= EXERCISE MATERIAL =
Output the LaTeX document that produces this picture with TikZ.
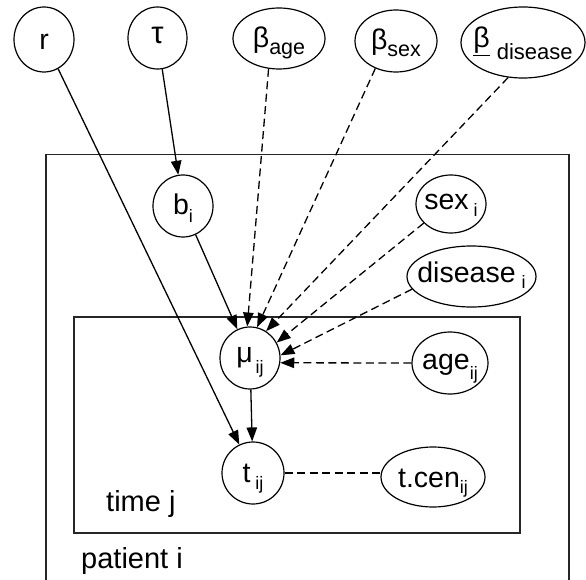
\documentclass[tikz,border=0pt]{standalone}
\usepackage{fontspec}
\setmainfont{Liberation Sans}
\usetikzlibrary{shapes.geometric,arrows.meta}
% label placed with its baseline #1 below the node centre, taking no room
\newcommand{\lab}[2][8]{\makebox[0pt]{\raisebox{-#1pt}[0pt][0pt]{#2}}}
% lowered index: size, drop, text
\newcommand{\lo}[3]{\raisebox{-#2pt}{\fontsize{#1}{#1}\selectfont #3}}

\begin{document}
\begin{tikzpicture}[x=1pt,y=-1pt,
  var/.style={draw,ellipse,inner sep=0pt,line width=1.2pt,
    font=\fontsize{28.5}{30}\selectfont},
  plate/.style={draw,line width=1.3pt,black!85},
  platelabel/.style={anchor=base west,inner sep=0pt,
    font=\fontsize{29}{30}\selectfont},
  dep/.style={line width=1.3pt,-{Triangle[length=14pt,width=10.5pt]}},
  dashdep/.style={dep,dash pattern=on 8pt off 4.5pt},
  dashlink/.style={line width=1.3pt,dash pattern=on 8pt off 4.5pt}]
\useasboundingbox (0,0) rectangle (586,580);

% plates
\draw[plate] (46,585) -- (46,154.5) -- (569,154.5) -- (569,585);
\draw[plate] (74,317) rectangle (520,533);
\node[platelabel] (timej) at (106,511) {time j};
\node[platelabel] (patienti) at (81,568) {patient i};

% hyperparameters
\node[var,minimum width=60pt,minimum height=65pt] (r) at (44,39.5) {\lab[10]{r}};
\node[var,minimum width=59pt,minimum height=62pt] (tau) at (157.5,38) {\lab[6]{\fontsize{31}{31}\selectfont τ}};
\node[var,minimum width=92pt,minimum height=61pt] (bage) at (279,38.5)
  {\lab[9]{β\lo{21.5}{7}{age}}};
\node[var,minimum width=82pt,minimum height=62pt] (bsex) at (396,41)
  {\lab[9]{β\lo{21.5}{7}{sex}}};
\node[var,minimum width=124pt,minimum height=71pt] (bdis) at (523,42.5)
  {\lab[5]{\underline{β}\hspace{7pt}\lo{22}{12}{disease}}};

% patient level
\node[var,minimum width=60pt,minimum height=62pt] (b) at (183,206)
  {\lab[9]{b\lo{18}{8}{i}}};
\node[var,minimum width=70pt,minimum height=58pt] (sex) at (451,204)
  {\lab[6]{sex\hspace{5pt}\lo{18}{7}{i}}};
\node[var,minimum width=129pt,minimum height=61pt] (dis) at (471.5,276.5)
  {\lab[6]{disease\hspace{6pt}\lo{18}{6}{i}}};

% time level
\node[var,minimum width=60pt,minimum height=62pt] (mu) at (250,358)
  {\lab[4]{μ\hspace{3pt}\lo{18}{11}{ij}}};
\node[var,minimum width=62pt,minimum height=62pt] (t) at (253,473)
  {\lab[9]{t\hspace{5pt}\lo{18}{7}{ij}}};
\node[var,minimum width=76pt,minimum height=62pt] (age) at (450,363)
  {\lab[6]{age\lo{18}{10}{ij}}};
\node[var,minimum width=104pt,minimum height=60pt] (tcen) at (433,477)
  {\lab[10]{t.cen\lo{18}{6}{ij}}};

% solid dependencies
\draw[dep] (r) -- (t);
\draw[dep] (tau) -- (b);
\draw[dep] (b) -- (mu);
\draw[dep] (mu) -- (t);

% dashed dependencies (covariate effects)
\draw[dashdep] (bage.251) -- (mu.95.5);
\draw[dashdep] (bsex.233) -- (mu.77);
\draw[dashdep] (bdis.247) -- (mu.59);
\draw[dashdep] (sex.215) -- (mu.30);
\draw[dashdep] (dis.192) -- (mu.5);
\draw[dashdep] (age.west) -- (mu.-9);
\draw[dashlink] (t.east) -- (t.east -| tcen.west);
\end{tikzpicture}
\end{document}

--

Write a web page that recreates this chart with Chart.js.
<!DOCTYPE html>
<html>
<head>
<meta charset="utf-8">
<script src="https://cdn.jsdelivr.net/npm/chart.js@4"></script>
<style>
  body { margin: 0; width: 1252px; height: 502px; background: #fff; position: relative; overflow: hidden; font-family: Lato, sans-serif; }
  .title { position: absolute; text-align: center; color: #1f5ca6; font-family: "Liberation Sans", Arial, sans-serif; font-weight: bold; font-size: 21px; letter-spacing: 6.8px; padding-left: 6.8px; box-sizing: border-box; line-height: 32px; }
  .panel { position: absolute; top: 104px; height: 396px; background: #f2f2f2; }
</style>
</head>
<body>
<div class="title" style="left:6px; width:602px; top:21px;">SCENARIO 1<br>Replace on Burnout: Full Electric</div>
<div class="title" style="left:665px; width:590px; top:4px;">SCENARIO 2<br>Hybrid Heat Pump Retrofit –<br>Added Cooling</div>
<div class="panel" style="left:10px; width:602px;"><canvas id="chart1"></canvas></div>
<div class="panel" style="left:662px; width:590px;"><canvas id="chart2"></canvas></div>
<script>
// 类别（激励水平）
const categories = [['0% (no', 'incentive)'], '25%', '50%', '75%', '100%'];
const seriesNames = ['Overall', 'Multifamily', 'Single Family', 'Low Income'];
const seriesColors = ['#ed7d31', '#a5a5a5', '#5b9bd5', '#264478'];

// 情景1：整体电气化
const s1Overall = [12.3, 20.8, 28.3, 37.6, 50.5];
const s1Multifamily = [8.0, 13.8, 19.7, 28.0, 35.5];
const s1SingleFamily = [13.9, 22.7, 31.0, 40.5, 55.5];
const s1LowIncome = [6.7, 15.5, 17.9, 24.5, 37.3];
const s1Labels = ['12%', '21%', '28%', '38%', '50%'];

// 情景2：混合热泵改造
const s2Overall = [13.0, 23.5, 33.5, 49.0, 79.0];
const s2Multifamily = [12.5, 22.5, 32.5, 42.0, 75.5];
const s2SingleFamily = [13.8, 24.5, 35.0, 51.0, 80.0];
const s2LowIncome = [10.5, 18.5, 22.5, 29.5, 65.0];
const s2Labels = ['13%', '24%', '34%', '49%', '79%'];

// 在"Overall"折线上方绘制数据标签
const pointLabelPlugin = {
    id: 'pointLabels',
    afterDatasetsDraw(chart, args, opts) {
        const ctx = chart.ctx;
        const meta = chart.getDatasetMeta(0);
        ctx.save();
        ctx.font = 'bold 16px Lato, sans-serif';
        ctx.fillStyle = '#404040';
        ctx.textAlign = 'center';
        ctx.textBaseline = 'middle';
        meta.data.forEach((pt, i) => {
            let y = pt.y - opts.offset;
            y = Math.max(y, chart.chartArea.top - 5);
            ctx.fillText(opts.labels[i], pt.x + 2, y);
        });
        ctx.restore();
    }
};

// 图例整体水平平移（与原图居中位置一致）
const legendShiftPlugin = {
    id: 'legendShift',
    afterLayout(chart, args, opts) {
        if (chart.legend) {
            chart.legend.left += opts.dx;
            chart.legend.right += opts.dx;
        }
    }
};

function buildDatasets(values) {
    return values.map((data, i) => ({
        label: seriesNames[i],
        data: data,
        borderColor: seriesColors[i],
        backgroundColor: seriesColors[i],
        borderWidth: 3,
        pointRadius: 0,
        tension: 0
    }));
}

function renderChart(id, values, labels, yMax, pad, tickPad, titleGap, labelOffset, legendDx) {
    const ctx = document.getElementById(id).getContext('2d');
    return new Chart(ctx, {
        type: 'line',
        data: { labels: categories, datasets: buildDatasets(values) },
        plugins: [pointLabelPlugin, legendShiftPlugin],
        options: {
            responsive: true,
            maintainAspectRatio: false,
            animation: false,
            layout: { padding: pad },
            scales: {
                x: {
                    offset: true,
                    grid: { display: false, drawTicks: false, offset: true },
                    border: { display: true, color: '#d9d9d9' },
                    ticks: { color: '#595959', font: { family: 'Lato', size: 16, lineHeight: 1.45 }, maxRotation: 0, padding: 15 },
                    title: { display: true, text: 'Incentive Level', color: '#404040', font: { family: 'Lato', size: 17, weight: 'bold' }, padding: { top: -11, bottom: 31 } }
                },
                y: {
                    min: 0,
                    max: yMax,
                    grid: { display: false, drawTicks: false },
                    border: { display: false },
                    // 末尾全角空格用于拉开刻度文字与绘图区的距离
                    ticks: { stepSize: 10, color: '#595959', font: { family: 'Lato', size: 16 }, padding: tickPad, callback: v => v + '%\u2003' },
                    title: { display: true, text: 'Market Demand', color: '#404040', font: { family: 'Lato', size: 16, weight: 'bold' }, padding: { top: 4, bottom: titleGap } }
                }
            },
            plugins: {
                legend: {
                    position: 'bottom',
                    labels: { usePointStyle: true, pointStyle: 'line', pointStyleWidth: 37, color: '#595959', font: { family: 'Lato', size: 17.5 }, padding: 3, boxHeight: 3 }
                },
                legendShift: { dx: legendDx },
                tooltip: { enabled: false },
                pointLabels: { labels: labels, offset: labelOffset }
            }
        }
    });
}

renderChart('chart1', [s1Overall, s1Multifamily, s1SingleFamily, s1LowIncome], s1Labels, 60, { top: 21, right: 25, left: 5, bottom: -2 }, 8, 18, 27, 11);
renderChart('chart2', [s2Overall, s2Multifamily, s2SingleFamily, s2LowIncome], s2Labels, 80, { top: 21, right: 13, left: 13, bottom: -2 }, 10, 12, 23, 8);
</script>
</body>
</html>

= SHORT PROBLEM =
Within the records, how many lines include "this"? The answer is the number and nothing else.

= THE REPLY =
2